Monday, 17 October 2011


The conversations in social media


Kids of conversation


Last week in Brazil I met Bob Boiko, who gave a very interesting presentation on information management and the role of social media.  His point was that social media is all about electronic conversations of various types – all of them about publishing, but many of them allowing a level of response or reaction. 

Conversation is very important within knowledge management, particularly when it is the right sort of conversation.  Conversations come in various types –assertions, gossip, argument, debate, telling jokes – but this only really one type of conversation at effectively transfer is knowledge, and that is dialogue.  Very few of the common social media allow effective dialogue, even the discussion forums you find on LinkedIn, and listening to Bob I began to wonder what sort of typical conversations the common social media generate, and the following caricatures popped into my mind.
  • Facebook is like gossip at a party – rapidly changing social conversations within groups of friends
  • Twitter is like shouting sound bites into an echo chamber – the good ones or the interesting ones echo longer than the others
  • Linked-In conversations, when they are good, are debate or question-and-answer, at their worst they serial assertion, sometimes escalating into serial disagreement.
  • Blogging is like Speaker’s Corner at Hyde Park – monologue with heckling
  • Wikipedia at its best is like a TV debate panel correcting each other, at its worst is a TV debate panel arguing with each other.
  • I don’t have a caricature yet for Google+ as I haven’t been on there for long enough

1 comment:

kmonadollaraday said...

I have to disagree with you on this one.

Each social media tool and its network are different with different pros and cons but I have personally found them useful for knowledge management as I know have others.

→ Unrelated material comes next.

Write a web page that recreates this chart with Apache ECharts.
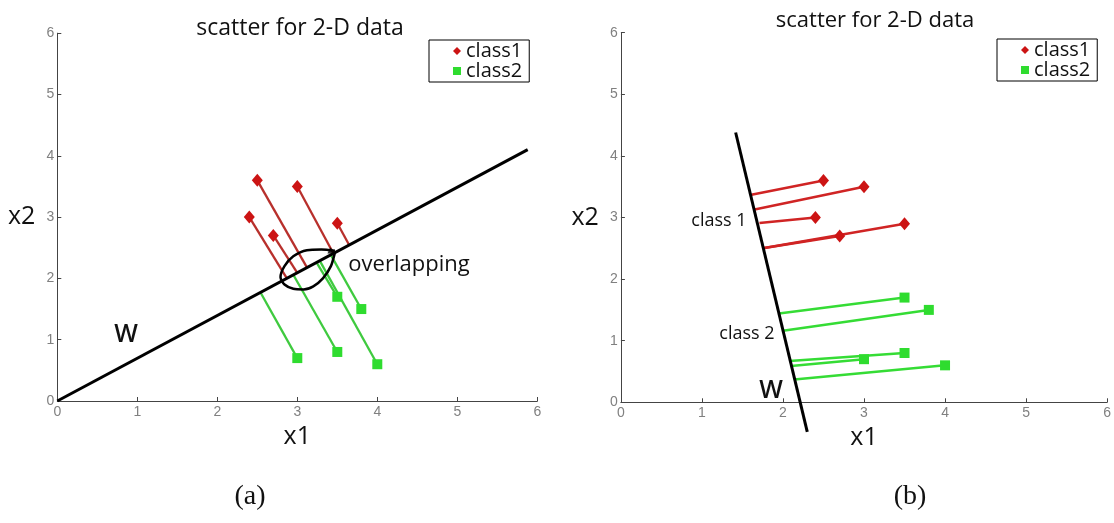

Twitter, the tool I use most has at least three uses in KM which are mutually reinforcing:

1. Network building - it's possible to find, engage with and sometimes build relationships with people through twitter who share common interests or challenges with whom you might not otherwise have been in contact with or even aware of. This network can be extremely helpful when you are looking for information, advice, feedback or collaboration.

2. Information sharing - Twitter is a great research tool both for actively seeking information whether to get tech support, to know what the latest research/thinking is or to find out who is working on something. This information sharing can be done actively by asking a question, or passive - finding out about things from your network that then set off new ideas or can be used later.

3. Dialogue. There is real dialogue on twitter whether its structured dialogue such as a scheduled tweetchat or a conference backchannel, or spontaneous such as when some article or statement sparks of a conversation. I've changed my views or seen a new angle to something I was working on several times as a result of this type of exchange.

It's worth noting that a dialogue started on social media can be made deeper by moving it to a discussion forum, a phone call, e-mail exchange webinar or even better a face to face. BUT the exchange might never have started, or the participants might never have even been aware of each other were it not for social media.